"""

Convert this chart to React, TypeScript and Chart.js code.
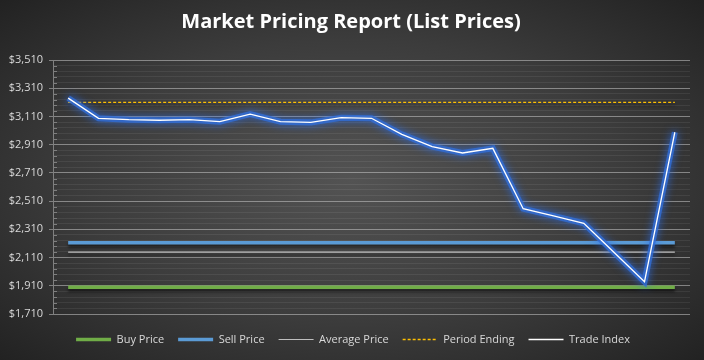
import React, { useEffect, useRef } from 'react';
import { Chart, registerables } from 'chart.js';

Chart.register(...registerables);

// ---- Data ----
const periods = ['P1', 'P2', 'P3', 'P4', 'P5', 'P6', 'P7', 'P8', 'P9', 'P10', 'P11', 'P12', 'P13', 'P14', 'P15', 'P16', 'P17', 'P18', 'P19', 'P20', 'P21'];
const tradeIndex = [3240, 3097, 3087, 3083, 3087, 3073, 3127, 3073, 3068, 3101, 3097, 2983, 2896, 2851, 2884, 2456, 2405, 2353, 2146, 1939, 2998];
const buyPrice = 1900;
const sellPrice = 2215;
const averagePrice = 2148;
const periodEnding = 3210;
const seriesNames = ['Buy Price', 'Sell Price', 'Average Price', 'Period Ending', 'Trade Index'];
const yMin = 1710;
const yMax = 3510;
const yMajorStep = 200;
const yMinorStep = 40;

const isMajor = (v: number) => Math.round(v - yMin) % yMajorStep === 0;
const fmt = (v: number) => '$' + Math.round(v).toLocaleString('en-US');

const FONT = "'Open Sans', 'Noto Sans', sans-serif";

const effectsPlugin = {
  id: 'lineEffects',
  afterLayout(chart: any) {
    // center legend and title on the full canvas width, nudge legend down
    if (chart.legend) {
      chart.legend.left += 8;
      chart.legend.right += 8;
      chart.legend.top += 6;
      chart.legend.bottom += 6;
    }
    if (chart.titleBlock) {
      chart.titleBlock.left += 6;
      chart.titleBlock.right += 6;
    }
  },
  beforeDatasetDraw(chart: any, args: any) {
    const ds = chart.data.datasets[args.index];
    const ctx = chart.ctx;
    ctx.save();
    if (ds.label === '__glow') {
      ctx.shadowColor = 'rgba(40,110,240,1)';
      ctx.shadowBlur = 9;
    } else if (ds.label !== 'Trade Index') {
      ctx.shadowColor = 'rgba(0,0,0,0.55)';
      ctx.shadowOffsetY = 3;
      ctx.shadowBlur = 3;
    }
  },
  afterDatasetDraw(chart: any) {
    chart.ctx.restore();
  },
  beforeDatasetsDraw(chart: any) {
    const y = chart.scales.y;
    const ctx = chart.ctx;
    ctx.save();
    ctx.strokeStyle = '#7f7f7f';
    ctx.lineWidth = 1;
    ctx.beginPath();
    for (const t of y.ticks) {
      if (isMajor(t.value)) continue;
      const py = Math.round(y.getPixelForValue(t.value)) + 0.5;
      ctx.moveTo(y.right, py);
      ctx.lineTo(y.right + 4, py);
    }
    ctx.stroke();
    ctx.restore();
  },
};

export default function App() {
  const canvasRef = useRef<HTMLCanvasElement | null>(null);

  useEffect(() => {
    if (!canvasRef.current) return;
    const flat = (v: number) => periods.map(() => v);
    const styles: any[] = [
      { label: seriesNames[0], data: flat(buyPrice), borderColor: '#70ad47', borderWidth: 3.5, order: 1 },
      { label: seriesNames[1], data: flat(sellPrice), borderColor: '#5b9bd5', borderWidth: 3.5, order: 1 },
      { label: seriesNames[2], data: flat(averagePrice), borderColor: '#bfbfbf', borderWidth: 1.2, order: 1 },
      { label: seriesNames[3], data: flat(periodEnding), borderColor: '#ffc000', borderWidth: 1.3, borderDash: [3, 2], order: 1 },
      { label: seriesNames[4], data: tradeIndex, borderColor: '#ffffff', borderWidth: 1.3, order: -1 },
      { label: '__glow', data: tradeIndex, borderColor: 'rgba(50,110,215,0.8)', borderWidth: 6, order: 0 },
    ];
    const datasets = styles.map((s) => ({
      ...s,
      pointRadius: 0,
      pointHoverRadius: 0,
      pointStyle: 'line',
      tension: 0,
      fill: false,
    }));

    const chart = new Chart(canvasRef.current, {
      type: 'line',
      data: { labels: periods, datasets },
      options: {
        animation: false,
        responsive: true,
        maintainAspectRatio: false,
        layout: { padding: { top: 10, right: 14, bottom: 11, left: 0 } },
        scales: {
          x: {
            display: false,
            offset: true,
          },
          y: {
            min: yMin,
            max: yMax,
            afterFit: (scale: any) => {
              scale.width = 53;
            },
            border: { display: true, color: '#808080', width: 1 },
            grid: {
              color: (c: any) => (c.tick && isMajor(c.tick.value) ? 'rgba(200,200,200,0.55)' : 'rgba(255,255,255,0.07)'),
              tickColor: (c: any) => (c.tick && isMajor(c.tick.value) ? '#808080' : 'rgba(0,0,0,0)'),
              tickLength: 4,
              lineWidth: 1,
            },
            ticks: {
              stepSize: yMinorStep,
              autoSkip: false,
              maxTicksLimit: 200,
              padding: 6,
              color: '#d9d9d9',
              font: { family: FONT, size: 11 },
              callback: (v: any) => (isMajor(Number(v)) ? fmt(Number(v)) : ''),
            },
          },
        },
        plugins: {
          title: {
            display: true,
            text: 'Market Pricing Report (List Prices)',
            color: '#ffffff',
            font: { family: FONT, size: 20, weight: 'bold' },
            padding: { top: 0, bottom: 26 },
          },
          legend: {
            position: 'bottom',
            labels: {
              usePointStyle: true,
              pointStyleWidth: 35,
              boxHeight: 11,
              padding: 14,
              color: '#d9d9d9',
              font: { family: FONT, size: 11 },
              generateLabels: (ch: any) =>
                ch.data.datasets
                  .map((d: any, i: number) => ({ d, i }))
                  .filter(({ d }: any) => d.label !== '__glow')
                  .map(({ d, i }: any) => ({
                    text: d.label,
                    fillStyle: d.borderColor,
                    strokeStyle: d.borderColor,
                    lineWidth: d.borderWidth,
                    lineDash: d.borderDash || [],
                    pointStyle: 'line',
                    fontColor: '#d9d9d9',
                    hidden: false,
                    datasetIndex: i,
                  })),
            },
          },
          tooltip: { enabled: false },
        },
      },
      plugins: [effectsPlugin],
    } as any);

    return () => chart.destroy();
  }, []);

  return (
    <div
      style={{
        position: 'absolute',
        left: 0,
        top: 0,
        width: 704,
        height: 360,
        background: 'radial-gradient(ellipse at 50% 50%, #535353 0%, #3c3c3c 55%, #222222 100%)',
      }}
    >
      <canvas ref={canvasRef} />
    </div>
  );
}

"""

- [YOUR TASK] Extract the lines exactly, please: the first line of the listing, the line with "Chart.register(...registerables);", and every line between them, but no pictures.

- [OUTPUT BELOW]
Convert this chart to React, TypeScript and Chart.js code.
import React, { useEffect, useRef } from 'react';
import { Chart, registerables } from 'chart.js';

Chart.register(...registerables);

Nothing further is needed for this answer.